In the example above, the ProductPage instance is created in the main function. The session is started and the initial data is fetched. The script then enters an infinite loop under a try-finally block. The loop prompts the user for a product name and prints the product quantity. The session is closed when the user exits the loop. Using the try-finally block is crucial to ensure that the session is closed properly, even if an exception occurs.

Note

The page data is fetched using the update_silently method. This method fetches and updates the data without triggering the update handlers. If there are no update handlers hooked to the instance, the regular update method and update_silently are equivalent, with the latter being slightly more efficient in some cases.

Realistically, this example could still be implemented using the async with statement. However, this way the implementation is more explicit and easier to understand and maintain. As your application grows, you may find this approach more suitable.

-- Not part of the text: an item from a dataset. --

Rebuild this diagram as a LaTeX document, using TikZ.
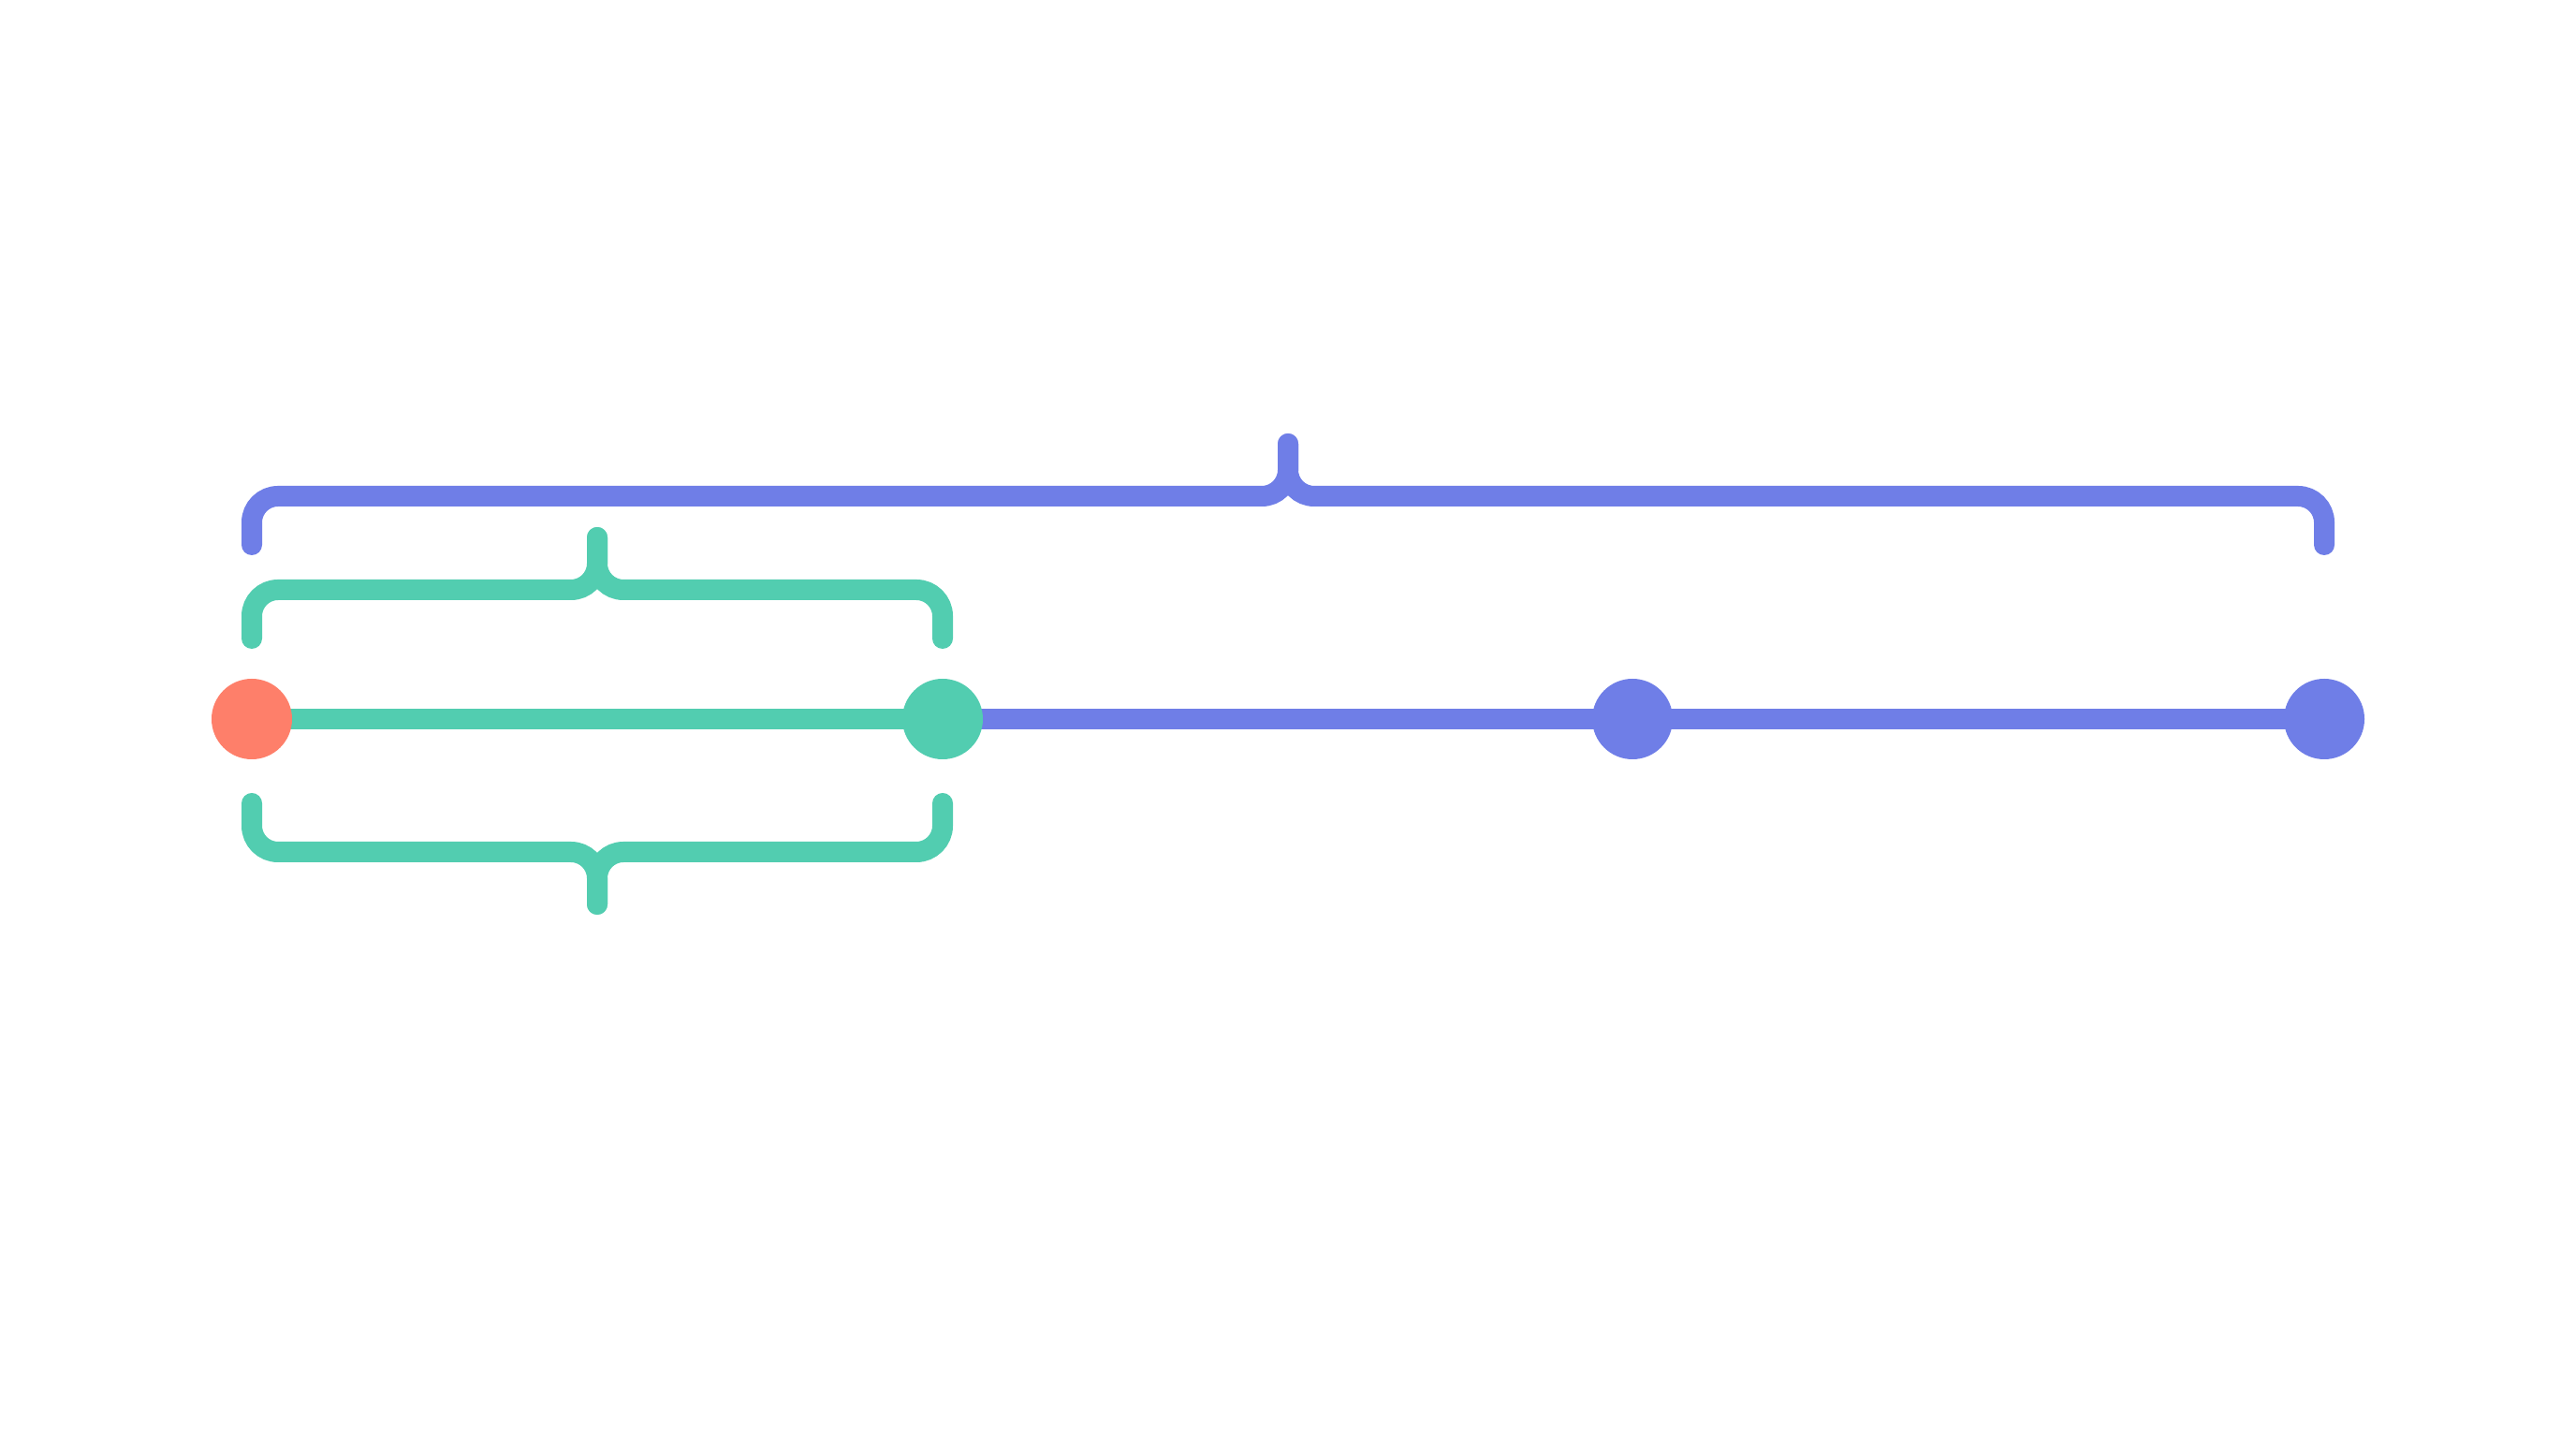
\documentclass[tikz,border=0pt]{standalone}
\usepackage{tikz}
\usepackage{xcolor}
\usetikzlibrary{backgrounds}

\definecolor{spanblue}{RGB}{111,126,231}
\definecolor{spanteal}{RGB}{82,205,176}
\definecolor{startred}{RGB}{254,127,106}

\tikzset{
  dot/.style={circle,inner sep=0pt,minimum size=0.86cm},
  track/.style={line width=0.22cm},
  brace/.style={line width=0.22cm,line cap=round,rounded corners=0.28cm}
}

% colour, x from, x to, y, direction of the tip (1 = up, -1 = down)
\newcommand{\spanbrace}[5]{%
  \draw[brace,#1] ({#2},{#4-(#5)*0.52}) -- ({#2},{#4}) -- ({(#2+#3)/2},{#4}) -- ({(#2+#3)/2},{#4+(#5)*0.56});
  \draw[brace,#1] ({#3},{#4-(#5)*0.52}) -- ({#3},{#4}) -- ({(#2+#3)/2},{#4}) -- ({(#2+#3)/2},{#4+(#5)*0.56});
}

\begin{document}
\begin{tikzpicture}
\useasboundingbox (0,0) rectangle (27.52,15.36);

\node[dot,fill=startred] (p0) at (2.69,7.68) {};
\node[dot,fill=spanteal] (p1) at (10.07,7.68) {};
\node[dot,fill=spanblue] (p2) at (17.44,7.68) {};
\node[dot,fill=spanblue] (p3) at (24.83,7.68) {};

\begin{scope}[on background layer]
\fill[white] (0,0) rectangle (27.52,15.36);
\draw[track,spanteal] (p0.center) -- (p1.center);
\draw[track,spanblue] (p1.center) -- (p2.center);
\draw[track,spanblue] (p2.center) -- (p3.center);
\end{scope}

\spanbrace{spanblue}{2.69}{24.83}{10.06}{1}
\spanbrace{spanteal}{2.69}{10.07}{9.06}{1}
\spanbrace{spanteal}{2.69}{10.07}{6.26}{-1}
\end{tikzpicture}
\end{document}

Leveraging Serialized Data

The ProductPage class implements the data attribute of type ProductPageData in its body. The data under this attribute is empty upon initialization and is updated with the update, update_silently, and update_forever methods. However, it is possible to provide the initial data for this attribute when creating a new ProductPage instance by passing a ProductPageData object to the data parameter of the ProductPage constructor. It is also possible to serialize the data to a JSON string and store it between application sessions.

Let’s implement a script that periodically fetches the page data and prints if the page has changed since the last update.

import asyncio
from freshpointsync import ProductPage, ProductPageData

DATA = {
    "locationId": 296,
    "htmlHash": "946ab720ca287ca07f4258ad8f0138a4",
    "products": {
        "1419": {
            "id": 1419,
            "name": "BIO Zahradní limonáda bezový květ & meduňka 310 ml",
            "category": "Nápoje",
            "isVegetarian": False,
            "isGlutenFree": False,
            "quantity": 0,
            "priceFull": 36.72,
            "priceCurr": 36.72,
            "picUrl": "",
            "locationId": 296,
            "location": "Elektroline",
            "timestamp": 1715728503.222
        },
    }  # this is a simplified example of serialized page data

def load_from_file(file_path: str) -> ProductPageData:
    with open(file_path, 'r') as f:
        data = f.read()
    return ProductPageData.model_validate_json(data)

def dump_to_file(data: ProductPageData, file_path: str) -> None:
    with open(file_path, 'w') as f:
        f.write(data.model_dump_json(indent=4, by_alias=True))

async def main() -> None:
    data = ProductPageData.model_validate(DATA)
    # data = load_from_file('pageData.json')  # uncomment to load from file
    async with ProductPage(data=data) as page:
        await page.update_silently()
        print(f'Location ID: {page.data.location_id}')
        print(f'Location name: {page.data.location}')
        if page.data.html_hash != data.html_hash:
            print('The page has changed since the last update.')
        else:
            print('The page has not changed since the last update.')
    # dump_to_file(page.data, 'pageData.json')  # uncomment to save the data

if __name__ == '__main__':
    asyncio.run(main())

In the example above, a ProductPageData object is created from the serialized data. A new ProductPage instance is created with this data. The page data is then updated, and the script prints whether the page has changed since the last update based on the value of MD5 hash of the page HTML contents.

Tip

If you run the script as is, it will always print that the page has changed. This is because the DATA dictionary is not representative of an actual Freshpoint.cz page contents. Try uncommenting the dump_to_file function call to save the page data to a file after the first run. Then, uncomment the load_from_file function call to load the data from the file and validate a new ProductPageData object with it. The hash comparison will then correctly determine if the page has changed since the last update.